I did not say my mother was right.
But she was. Were it not for an “Accomplishments” draft buried deep in the annals of my iPhone notes, I would have forgotten that I met Issa Rae in February. Attending her event alone, white initially disheartening, proved to be a vital exercise in the practice of one of my mother’s preferred panaceas: stand on your own two feet. After that night, I went many places alone without worry or care that I had no one to accompany me. If there was somewhere I wanted to be in 2015, I would be there. On my own two feet.
I did not say it was over.
2015 was the first year of the last six years in which I wasn’t dreadfully reposed, wishing I were alive. Intermingled with my worst days were the days when I declared victory of the struggle for the most noble, most beautiful, most honorable cause of all: me.
Last year I tasted a delectable depression and decided it wasn’t quite to die for.

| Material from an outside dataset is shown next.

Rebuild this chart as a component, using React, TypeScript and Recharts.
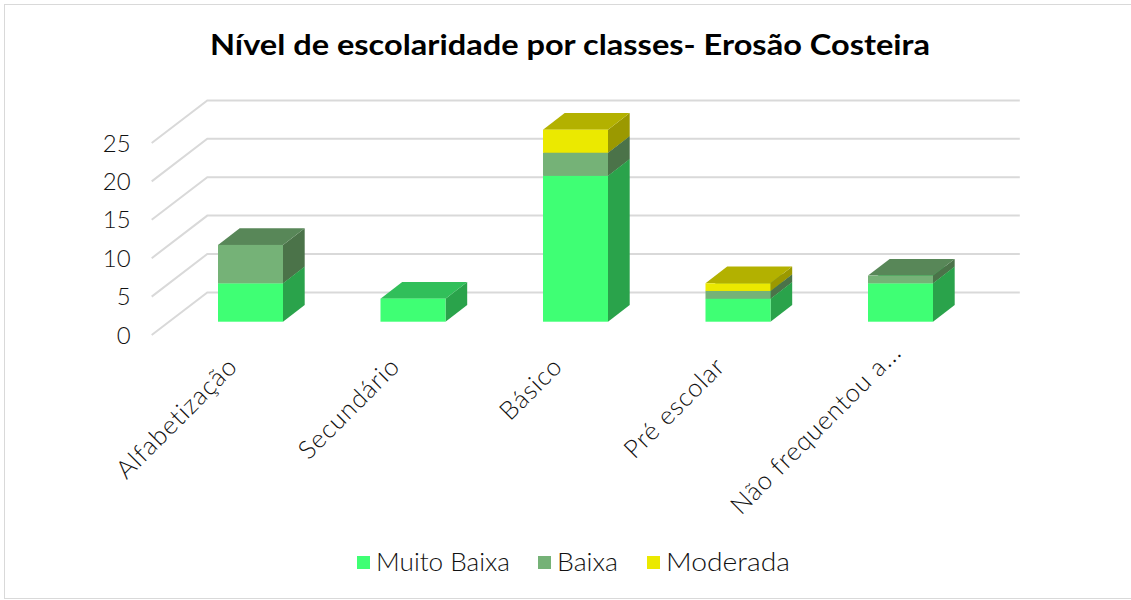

For the revelations, for the notions, for the blessings, and for 2015 as a bittersweet, hard-knock whole, I am forever moved and forever grateful. 2015 was the year I finally put the pieces to my purpose puzzle together and discovered that I am here to live an authentic and creative life of service, nothing more and absolutely nothing less. I went into the year talented, beautiful, and worthy. I came out knowing I was talented beautiful and worthy. 2016, seriously, watch. out.
Melody says
You had me at “I am here to live an authentic and creative life”. Those are powerful words that resonate with me so much. I appreciate your openness and honesty and coming from someone who has experienced depression before, thank you for talking about it. It’s so nice to not feel alone in it. I wish you a happy and prosperous 2016.